Netflix has dropped a trailer for a new documentary about Britney Spears’ conservatorship, which will hit the streaming platform on Sept. 28.
“I just want my life back,” the trailer for “Britney vs Spears” begins, incorporating a powerful sound bite from Spears’ groundbreaking hearing in June in which the pop icon told a judge she wanted out of the arrangement.
“Britney never had one person she could trust, not Mom, not Dad,” Adnan Ghalib, who was one of the paparazzi hounding the “Overprotected” star until they dated briefly in 2007, says in the trailer.
The film’s director, Erin Lee Carr, notes in the trailer that “someone very close to the conservatorship” leaked her a confidential report.
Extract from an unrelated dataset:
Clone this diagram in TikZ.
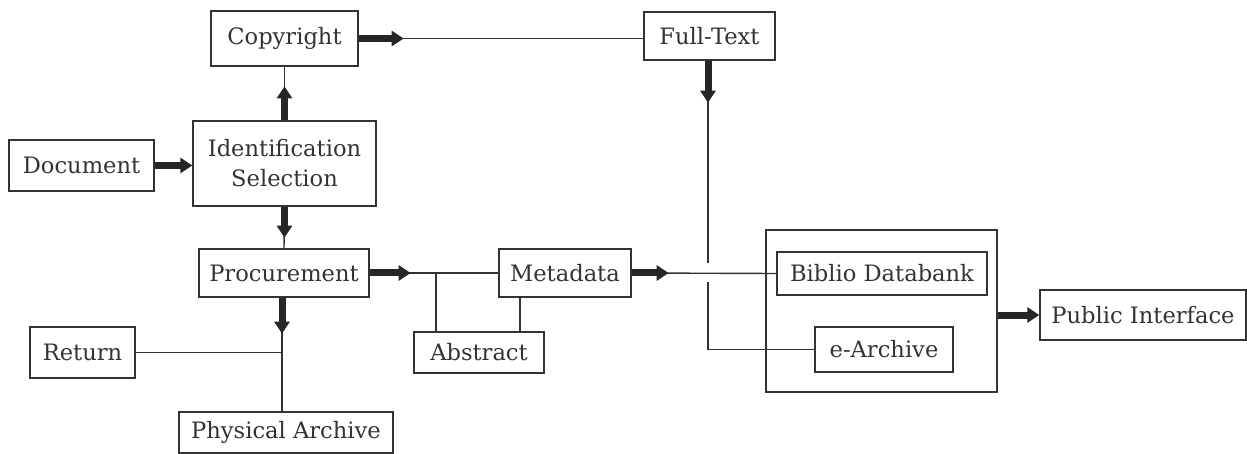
\documentclass[tikz,border=0pt]{standalone}
\usepackage{fontspec}
\setmainfont{DejaVu Serif}
\usetikzlibrary{arrows.meta}
\definecolor{ink}{HTML}{333333}
\definecolor{heavy}{HTML}{262626}
\begin{document}
\begin{tikzpicture}[x=1pt,y=-1pt,
  box/.style={draw=ink,line width=1.4pt,text=ink,inner sep=0pt,align=center,
              font=\fontsize{22.6}{30}\selectfont},
  link/.style={draw=ink,line width=1.4pt},
  flow/.style={draw=heavy,line width=7pt,-{Triangle[width=15pt,length=12pt]}},
  gap/.style={draw=white,line width=4pt}
]
\useasboundingbox (0,0) rectangle (1247,454);

% container for the two digital stores
\node[box,minimum width=231pt,minimum height=162pt] (big) at (881.5,311) {};

% boxes
\node[box,minimum width=147pt,minimum height=55pt] (cop) at (284.5,38.5) {Copyright};
\node[box,minimum width=131pt,minimum height=48pt] (ft)  at (709.5,36) {Full-Text};
\node[box,minimum width=145pt,minimum height=51pt] (doc) at (81.5,165.5) {Document};
\node[box,minimum width=183pt,minimum height=85pt] (id)  at (284.5,163.5) {Identification\\Selection};
\node[box,minimum width=170pt,minimum height=48pt] (proc) at (284,273) {Procurement};
\node[box,minimum width=132pt,minimum height=48pt] (meta) at (565,273) {Metadata};
\node[box,minimum width=130pt,minimum height=41pt] (ab)  at (479,352.5) {Abstract};
\node[box,minimum width=105pt,minimum height=51pt] (ret) at (82.5,352.5) {Return};
\node[box,minimum width=214pt,minimum height=41pt] (pa)  at (286,432.5) {Physical Archive};
\node[box,minimum width=210pt,minimum height=43pt] (bib) at (882,273.5) {Biblio Databank};
\node[box,minimum width=138pt,minimum height=45pt] (ea)  at (884,349.5) {e-Archive};
\node[box,minimum width=206pt,minimum height=50pt] (pub) at (1143,315) {Public Interface};

% thin connectors
\draw[link] (cop.east) -- (cop.east -| ft.west);
\draw[link] (id.north) -- (cop.south);
\draw[link] (id.south) -- (proc.north);
\draw[link] (proc.east) -- (meta.west);
\coordinate (j1) at (436,273);
\draw[link] (j1) -- (j1 |- ab.north);
\coordinate (j2) at (520,297);
\draw[link] (j2) -- (j2 |- ab.north);
\coordinate (pd) at ([xshift=-2pt]proc.south);
\draw[link] (pd) -- (pd |- pa.north);
\coordinate (rj) at (ret.east -| pd);
\draw[link] (ret.east) -- (rj);
\coordinate (fd) at ([xshift=-1.5pt]ft.south);
\draw[link] (fd) -- (fd |- ea.west) -- (ea.west);
% hop where the full-text line passes the metadata line
\draw[gap] ([yshift=-9.5pt]fd |- meta.east) -- ([yshift=9.5pt]fd |- meta.east);
\draw[link] (meta.east) -- (bib.west);

% heavy flow arrows
\draw[flow] (doc.east) -- (doc.east -| id.west);
\draw[flow] (id.north) -- ++(0,-34);
\draw[flow] (id.south) -- ++(0,31);
\draw[flow] (cop.east) -- ++(45,0);
\draw[flow] (fd) -- ++(0,42);
\draw[flow] (pd) -- ++(0,36);
\draw[flow] (proc.east) -- ++(41,0);
\draw[flow] (meta.east) -- ++(37,0);
\draw[flow] (big.east |- pub.west) -- (pub.west);
\end{tikzpicture}
\end{document}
She told the Los Angeles Times that her film has been a two-and-a-half years long investigative project into the conservatorship.
“If you care about women, you should watch this movie,” she said. “If you care about mental health, you should watch this movie. If you’re a fan of Britney Spears, you should watch this movie.”
Conservatorships are typically employed for people who are deemed unable to make key decisions for themselves, yet the fact that Britney has never really stopped working, including headlining an enormously successful multi-year Las Vegas residency, had fans crying foul at the constraints she's been placed under for years. Spears compared her seven-day forced work schedule to human trafficking in June.
“My understanding of a conservatorship is that you have to be unwilling to meet a need for clothing, shelter and to feed yourself,” Carr told the Los Angeles Times. “When I see someone doing really complex dancing and performing on a stage earning millions of dollars, those things don’t seem like they belong in the same sentence. So while at times she may need help because her life has truly been crazy, it’s hard for me to think that this type of legal arrangement would be necessary.”
A lawyer featured in the trailer notes that of the clients he's represented in conservatorships, “not one of them has ever had a job.”
"It's been 13 years and it's enough,” Spears says from court says in the trailer for “Britney vs Spears,” referencing the 13 years she has been under the conservatorship.
Britney's father Jamie Spears filed a petition earlier this month to be removed from the conservatorship, citing his daughter’s recent pleas to be released from the legal arrangement. She told a judge in June that he should be in jail for conservator abuse. There has been a public outcry for her release from her conservatorship since she made it clear earlier this year that she wants her freedom back.
Carr has directed several true crime-centric documentaries that focus on women: the 2017 HBO film "Mommy Dead and Dearest” told the story of Gypsy Rose Blanchard, a young woman who killed her mother in 2015 after experiencing years of alleged medical abuse; the 2019 documentary "I Love You, Now Die: The Commonwealth v. Michelle Carter" explored the case of Michelle Carter, who was convicted of involuntary manslaughter in Massachusetts after, at age 17, encouraging her boyfriend Conrad Roy III, to kill himself in 2014.